Copyright cannot be used to censor an unflattering picture
By Marie-Andrée Weiss
The Eleventh Circuit affirmed on 17 September 2015 the District Court for the Southern District of Florida, which had granted last year summary judgment to Appellee Chevaldina based on her fair use defense.
On September 17, 2015, the Eleventh Circuit affirmed a District Court summary judgment ruling in Katz. V. Chevaldina. Appellee Chevaldina had prevailed in the district court based on a fair use defense. Appellant Raanan Katz had filed a copyright infringement suit against her over the unauthorized use of a photograph (see here for a TTLF post about the 2014 ruling).
Registering a copyright in order to take down an unflattering picture
At stake was the use by Chevaldina, in several of her blog posts, of a photograph protected by copyright. Katz owns shopping centers and is a part owner of the Miami Heat basketball team. Chevaldina is a former tenant of Katz, and not a happy one. She created a blog to write about him and his allegedly unfair business practices, and used a photo of Katz she had found on Google image. to illustrate several posts in three different ways: without modifying it, by adding captions to it and by cropping and pasting it into cartoons mocking Katz.
The photograph had been taken by Seffi Magriso while Katz was watching a basketball game in Israel, and had been published on the web site of the Israeli newspaper Haaretz to illustrate an article about Katz. It shows Katz slightly sticking his tongue out and is rather unflattering. Indeed, Katz found the photo “ugly”, “embarrassing” and “compromising.” It is not surprising that Chevaldina used it to illustrate “several scathing blog posts” about Appellant and his business practices, and Katz took umbrage at this use.
When Katz discovered the blog and the use of the photo, which Chevaldina had found on Google Image, he filed a defamation suit against Chevaldina. He then had Magriso assign his copyright to him and filed a separate copyright infringement suit against Chevaldina. It seems that Katz had acquired the copyright of the photograph and registered it with the U.S. Copyright Office for the sole purpose of suing Chevaldina.
The defamation suit was ultimately tossed out by the Florida Court of Appeals, and so the copyright infringement suit was the only way left for Katz to have the photograph taken down. The district court granted summary judgment to Chevaldina. Katz appealed.

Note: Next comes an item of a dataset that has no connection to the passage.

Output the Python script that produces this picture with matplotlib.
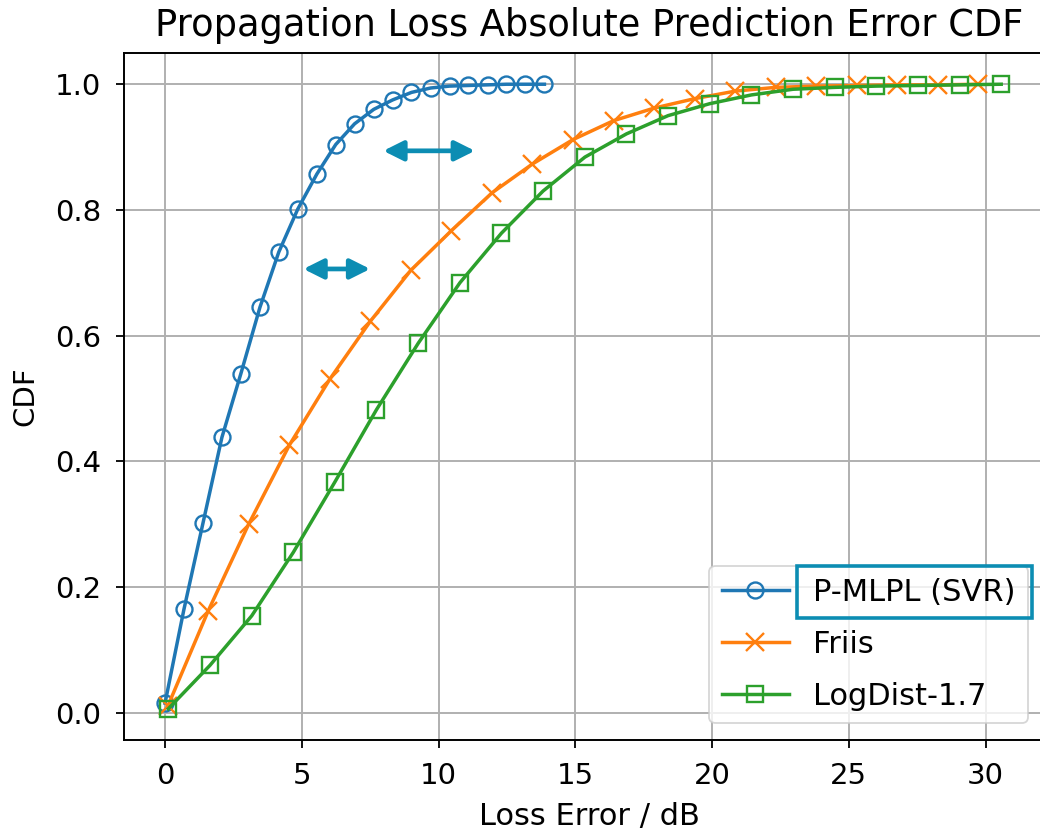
import matplotlib
matplotlib.use("Agg")
import matplotlib.pyplot as plt
from matplotlib.patches import Rectangle

# ---- data ----
svr_x = [0.0, 0.69, 1.39, 2.08, 2.77, 3.47, 4.16, 4.85, 5.55, 6.24, 6.93,
         7.63, 8.32, 9.01, 9.71, 10.40, 11.09, 11.79, 12.48, 13.17, 13.87]
svr_y = [0.015, 0.164, 0.302, 0.438, 0.539, 0.645, 0.733, 0.801, 0.857, 0.904, 0.937,
         0.960, 0.975, 0.987, 0.994, 0.997, 0.998, 0.999, 1.0, 1.0, 1.0]

friis_x = [0.10, 1.58, 3.06, 4.55, 6.03, 7.51, 8.99, 10.47, 11.95, 13.43, 14.92,
           16.40, 17.88, 19.36, 20.84, 22.32, 23.81, 25.29, 26.77, 28.25, 29.73]
friis_y = [0.010, 0.162, 0.300, 0.426, 0.531, 0.623, 0.704, 0.767, 0.827, 0.873, 0.912,
           0.942, 0.962, 0.977, 0.989, 0.995, 0.997, 0.998, 0.999, 0.999, 1.0]

logd_x = [0.12, 1.64, 3.17, 4.69, 6.21, 7.73, 9.26, 10.78, 12.30, 13.82, 15.35,
          16.87, 18.39, 19.91, 21.44, 22.96, 24.48, 26.00, 27.53, 29.05, 30.57]
logd_y = [0.006, 0.075, 0.154, 0.255, 0.367, 0.482, 0.588, 0.684, 0.763, 0.830, 0.884,
          0.921, 0.950, 0.969, 0.983, 0.992, 0.995, 0.997, 0.998, 0.999, 1.0]

labels = ["P-MLPL (SVR)", "Friis", "LogDist-1.7"]
colors = ["#1f77b4", "#ff7f0e", "#2ca02c"]
markers = ["o", "x", "s"]
xticks = [0, 5, 10, 15, 20, 25, 30]
yticks = [0.0, 0.2, 0.4, 0.6, 0.8, 1.0]

# annotation arrows (x start, x end, y)
arrow1 = (7.98, 11.33, 0.894)
arrow2 = (5.06, 7.50, 0.706)
accent = "#0c8db3"

W, H, DPI = 1040, 831, 100
fig = plt.figure(figsize=(W / DPI, H / DPI), dpi=DPI)
ax = fig.add_axes([124 / W, (H - 740) / H, 930 / W, 687 / H])

fs = 21
for xs, ys, lab, c, m in zip([svr_x, friis_x, logd_x], [svr_y, friis_y, logd_y],
                             labels, colors, markers):
    ax.plot(xs, ys, color=c, marker=m, label=lab, lw=2.5,
            markersize=11.5 if m != "x" else 12.5, markerfacecolor="none",
            markeredgewidth=1.7)

ax.set_xlim(-1.5, 32.5)
ax.set_xticks(xticks)
ax.set_yticks(yticks)
ax.grid(True, color="#b0b0b0", lw=1.4)
ax.tick_params(labelsize=fs, length=6, width=1.3)
ax.tick_params(axis="x", pad=9.5)
ax.tick_params(axis="y", pad=10.5)
for s in ax.spines.values():
    s.set_linewidth(1.4)
ax.set_title("Propagation Loss Absolute Prediction Error CDF", fontsize=26.5, pad=12)
ax.set_xlabel("Loss Error / dB", fontsize=22, labelpad=9)
ax.set_ylabel("CDF", fontsize=21, labelpad=11)

leg = ax.legend(loc="lower right", fontsize=22, handlelength=2.2, labelspacing=0.75,
                bbox_to_anchor=(1028 / W, (H - 723) / H),
                bbox_transform=fig.transFigure, borderaxespad=0)
leg.get_frame().set_linewidth(1.3)

for (x0, x1, y) in (arrow1, arrow2):
    ax.annotate("", xy=(x1, y), xytext=(x0, y),
                arrowprops=dict(arrowstyle="<|-|>,head_length=1.2,head_width=0.6",
                                color=accent, lw=3.4, shrinkA=0, shrinkB=0))

fig.canvas.draw()
bb = leg.get_texts()[0].get_window_extent()
cy = (bb.y0 + bb.y1) / 2
rect = Rectangle((bb.x0 - 16, cy - 26), bb.width + 32, 52,
                 transform=None, fill=False, edgecolor=accent, lw=2.6, zorder=10)
fig.add_artist(rect)

fig.savefig("out.png", dpi=DPI)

The photograph is protected by fair use
The Eleventh Circuit weighed the use of the photograph in the light of the four fair use factors of Section 107 of the Copyright Act: (1) purpose and character of the use, (2) nature of the copyrighted work, (3) amount of the copyrighted work used and (4) effect on of the use on the potential market or value of the copyrighted work, and the court found the use to be fair use.
As for the first factor, the purpose and character of the use, the Eleventh Circuit found that the district court had been right in finding the use to be noncommercial and transformative. The photograph was used to illustrate blog posts, which criticized Katz, his business and his attorneys. Chevaldina’s purpose was not commercial, but rather was to educate others about “the alleged nefariousness of Katz.” She did not gain financially from the blog posts, and, while having the intention to write a book about her dealings with Katz, this alone did not make the blog a commercial venture. Also, Chevaldina’s use of the photograph was transformative, as “she used Katz’s purportedly “ugly” and “compromising” appearance to ridicule and satirize his character.” The first factor weighed in favor of fair use.
As for the second factor, the nature of the work, the Eleventh Circuit noted that the photograph “is merely a candid shot in a public setting, and there is no evidence…that Magriso…attempted to convey ideas, emotions, or in any way influence Katz ‘s pose, expression, or clothing.” The Eleventh Circuit agreed with the district court that the nature of the copyrighted work was “primarily factual” and found the second factor to weigh in favor of fair use.
The third factor, the amount of the work, did not weigh for or against a finding of fair use, even if Chevaldina used the entire photograph without altering it, as copying less of the image “would have made the picture useless to [her] story that Katz is a predatory commercial landlord.”
The fourth factor, the effect of the use on the potential market, weighed in favor of fair use, as “[d]ue to Katz’s attempt to utilize copyright as an instrument of censorship against unwanted criticism, there is no potential market for his work.” The Eleventh Circuit also noted that it was very unlikely that Katz would ever change his mind and decide to publish the photograph, considering how much he dislikes it.
As weighting of the four fair use factors “tilt[ed] strongly in favor of favor of fair use”, the Eleventh Circuit affirmed the district court’s grant of summary judgment.
A concerning trend, using copyright to censor speech
Will this case temper the ardor of some to use copyright as a way to censor speech? Indeed, we have recently seen several, fortunately unsuccessful, attempts to use copyright to take down online criticism, such as City of Inglewood v. Teixeira, or Lee v. Makhenevich. Copyright laws were not enacted by Congress to suppress free speech. It is a concerning trend, which may fade away as plaintiffs realize that filing such suits only point the spotlight at the speech they are trying to suppress.